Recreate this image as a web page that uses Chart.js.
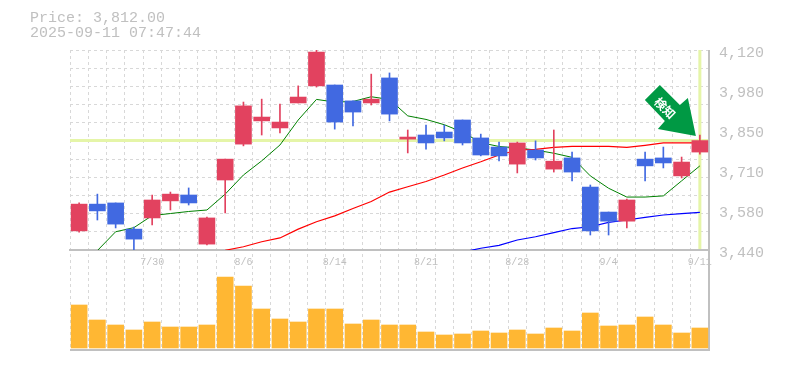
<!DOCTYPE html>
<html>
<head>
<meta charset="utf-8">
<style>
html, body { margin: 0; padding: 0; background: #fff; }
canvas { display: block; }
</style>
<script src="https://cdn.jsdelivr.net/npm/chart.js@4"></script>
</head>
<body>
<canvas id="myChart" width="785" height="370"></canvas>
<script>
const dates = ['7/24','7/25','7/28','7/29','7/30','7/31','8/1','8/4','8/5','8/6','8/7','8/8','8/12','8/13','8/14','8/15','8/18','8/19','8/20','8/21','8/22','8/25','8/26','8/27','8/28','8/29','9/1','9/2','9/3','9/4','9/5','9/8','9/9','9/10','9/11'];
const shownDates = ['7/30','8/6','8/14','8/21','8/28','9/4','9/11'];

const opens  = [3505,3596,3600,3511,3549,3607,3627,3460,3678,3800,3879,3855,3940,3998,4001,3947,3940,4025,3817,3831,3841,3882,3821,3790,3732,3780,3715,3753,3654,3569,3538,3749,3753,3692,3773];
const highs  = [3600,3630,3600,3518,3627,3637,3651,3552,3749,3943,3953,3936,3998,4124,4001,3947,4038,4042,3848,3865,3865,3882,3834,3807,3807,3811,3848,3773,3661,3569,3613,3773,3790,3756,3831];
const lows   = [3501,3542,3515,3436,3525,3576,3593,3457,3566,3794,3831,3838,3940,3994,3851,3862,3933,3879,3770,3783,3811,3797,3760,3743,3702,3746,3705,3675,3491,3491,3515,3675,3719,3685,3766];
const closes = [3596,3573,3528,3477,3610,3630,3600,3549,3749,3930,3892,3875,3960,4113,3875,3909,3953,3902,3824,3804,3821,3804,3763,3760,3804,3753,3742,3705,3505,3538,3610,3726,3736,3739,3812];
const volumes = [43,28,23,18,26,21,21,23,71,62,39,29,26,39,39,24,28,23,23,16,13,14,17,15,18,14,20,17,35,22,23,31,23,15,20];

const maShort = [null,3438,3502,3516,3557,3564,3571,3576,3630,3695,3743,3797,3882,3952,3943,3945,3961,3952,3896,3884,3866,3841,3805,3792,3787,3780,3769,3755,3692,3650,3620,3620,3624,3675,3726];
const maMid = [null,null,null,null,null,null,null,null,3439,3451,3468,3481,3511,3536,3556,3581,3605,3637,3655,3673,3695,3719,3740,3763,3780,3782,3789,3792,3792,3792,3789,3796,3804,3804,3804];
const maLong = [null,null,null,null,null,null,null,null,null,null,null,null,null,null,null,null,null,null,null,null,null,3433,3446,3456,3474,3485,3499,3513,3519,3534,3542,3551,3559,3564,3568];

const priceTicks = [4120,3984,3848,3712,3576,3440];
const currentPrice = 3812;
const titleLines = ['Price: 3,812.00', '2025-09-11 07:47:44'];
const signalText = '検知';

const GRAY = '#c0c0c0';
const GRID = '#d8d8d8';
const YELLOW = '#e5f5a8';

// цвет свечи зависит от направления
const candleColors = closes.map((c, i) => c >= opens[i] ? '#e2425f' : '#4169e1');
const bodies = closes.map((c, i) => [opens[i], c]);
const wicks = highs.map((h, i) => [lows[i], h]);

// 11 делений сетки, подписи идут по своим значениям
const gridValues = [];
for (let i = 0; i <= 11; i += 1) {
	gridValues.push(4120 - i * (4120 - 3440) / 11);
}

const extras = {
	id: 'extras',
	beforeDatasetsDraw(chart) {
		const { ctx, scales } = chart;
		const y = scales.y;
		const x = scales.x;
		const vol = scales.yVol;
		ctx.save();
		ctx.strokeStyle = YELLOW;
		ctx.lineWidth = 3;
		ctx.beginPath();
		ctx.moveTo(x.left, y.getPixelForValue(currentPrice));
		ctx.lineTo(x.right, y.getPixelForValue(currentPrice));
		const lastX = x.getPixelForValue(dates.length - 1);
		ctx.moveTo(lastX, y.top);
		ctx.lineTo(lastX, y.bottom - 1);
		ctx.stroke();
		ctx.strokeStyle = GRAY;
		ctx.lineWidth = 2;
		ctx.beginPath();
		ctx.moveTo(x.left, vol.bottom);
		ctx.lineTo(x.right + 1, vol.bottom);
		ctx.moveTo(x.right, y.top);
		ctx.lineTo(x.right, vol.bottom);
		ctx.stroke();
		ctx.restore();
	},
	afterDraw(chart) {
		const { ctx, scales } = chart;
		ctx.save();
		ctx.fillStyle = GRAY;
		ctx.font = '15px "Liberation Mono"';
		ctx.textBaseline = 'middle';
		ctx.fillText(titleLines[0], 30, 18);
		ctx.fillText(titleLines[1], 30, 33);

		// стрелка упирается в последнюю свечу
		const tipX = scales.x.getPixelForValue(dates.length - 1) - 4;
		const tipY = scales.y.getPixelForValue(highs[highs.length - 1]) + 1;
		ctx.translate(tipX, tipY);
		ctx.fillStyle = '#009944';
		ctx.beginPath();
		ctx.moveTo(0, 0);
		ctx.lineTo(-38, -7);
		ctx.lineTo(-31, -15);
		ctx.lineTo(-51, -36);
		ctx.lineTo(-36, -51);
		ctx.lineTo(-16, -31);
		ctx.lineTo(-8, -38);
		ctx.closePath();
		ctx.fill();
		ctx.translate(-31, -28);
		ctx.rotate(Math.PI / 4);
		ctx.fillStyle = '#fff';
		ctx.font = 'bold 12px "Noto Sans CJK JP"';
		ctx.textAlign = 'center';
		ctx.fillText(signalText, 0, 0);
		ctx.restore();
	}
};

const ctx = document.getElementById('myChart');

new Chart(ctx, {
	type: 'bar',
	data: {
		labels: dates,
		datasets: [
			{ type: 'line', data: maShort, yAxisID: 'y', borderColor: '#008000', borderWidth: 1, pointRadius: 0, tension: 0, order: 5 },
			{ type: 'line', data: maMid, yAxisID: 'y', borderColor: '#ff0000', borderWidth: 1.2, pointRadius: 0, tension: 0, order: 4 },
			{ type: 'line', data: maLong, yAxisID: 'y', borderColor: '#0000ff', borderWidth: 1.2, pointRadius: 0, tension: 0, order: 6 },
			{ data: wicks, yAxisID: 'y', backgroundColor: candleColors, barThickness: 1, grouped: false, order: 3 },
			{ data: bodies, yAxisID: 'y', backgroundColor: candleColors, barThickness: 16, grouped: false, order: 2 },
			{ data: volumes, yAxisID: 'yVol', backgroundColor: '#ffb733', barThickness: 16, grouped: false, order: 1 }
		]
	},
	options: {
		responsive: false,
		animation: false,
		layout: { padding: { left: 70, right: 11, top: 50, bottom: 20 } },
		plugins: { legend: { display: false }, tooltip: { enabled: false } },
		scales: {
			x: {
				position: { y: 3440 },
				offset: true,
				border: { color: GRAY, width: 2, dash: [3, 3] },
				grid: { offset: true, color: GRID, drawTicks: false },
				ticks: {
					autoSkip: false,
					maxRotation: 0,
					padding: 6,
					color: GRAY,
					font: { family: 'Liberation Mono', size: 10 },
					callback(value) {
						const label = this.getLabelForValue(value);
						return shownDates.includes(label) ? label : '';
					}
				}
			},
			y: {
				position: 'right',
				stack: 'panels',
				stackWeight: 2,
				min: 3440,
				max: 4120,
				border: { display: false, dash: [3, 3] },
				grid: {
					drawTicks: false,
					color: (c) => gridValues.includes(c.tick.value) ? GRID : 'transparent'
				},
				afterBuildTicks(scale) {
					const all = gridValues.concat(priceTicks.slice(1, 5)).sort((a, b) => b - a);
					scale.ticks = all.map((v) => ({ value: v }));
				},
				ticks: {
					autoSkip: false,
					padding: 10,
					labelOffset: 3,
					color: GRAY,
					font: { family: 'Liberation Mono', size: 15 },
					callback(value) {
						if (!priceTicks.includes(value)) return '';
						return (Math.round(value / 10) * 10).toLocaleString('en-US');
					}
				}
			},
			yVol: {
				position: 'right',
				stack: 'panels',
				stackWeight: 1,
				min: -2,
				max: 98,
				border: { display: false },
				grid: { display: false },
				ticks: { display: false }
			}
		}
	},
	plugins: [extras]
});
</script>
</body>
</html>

= = = = = = =

● Problem details
Return the material line for line, from its beginning to the line that contains "shownDates = ['7/30','8/6','8/14','8/21','8/28','9/4','9/11'];", with the pictures left out.

● Answer to the task
Recreate this image as a web page that uses Chart.js.
<!DOCTYPE html>
<html>
<head>
<meta charset="utf-8">
<style>
html, body { margin: 0; padding: 0; background: #fff; }
canvas { display: block; }
</style>
<script src="https://cdn.jsdelivr.net/npm/chart.js@4"></script>
</head>
<body>
<canvas id="myChart" width="785" height="370"></canvas>
<script>
const dates = ['7/24','7/25','7/28','7/29','7/30','7/31','8/1','8/4','8/5','8/6','8/7','8/8','8/12','8/13','8/14','8/15','8/18','8/19','8/20','8/21','8/22','8/25','8/26','8/27','8/28','8/29','9/1','9/2','9/3','9/4','9/5','9/8','9/9','9/10','9/11'];
const shownDates = ['7/30','8/6','8/14','8/21','8/28','9/4','9/11'];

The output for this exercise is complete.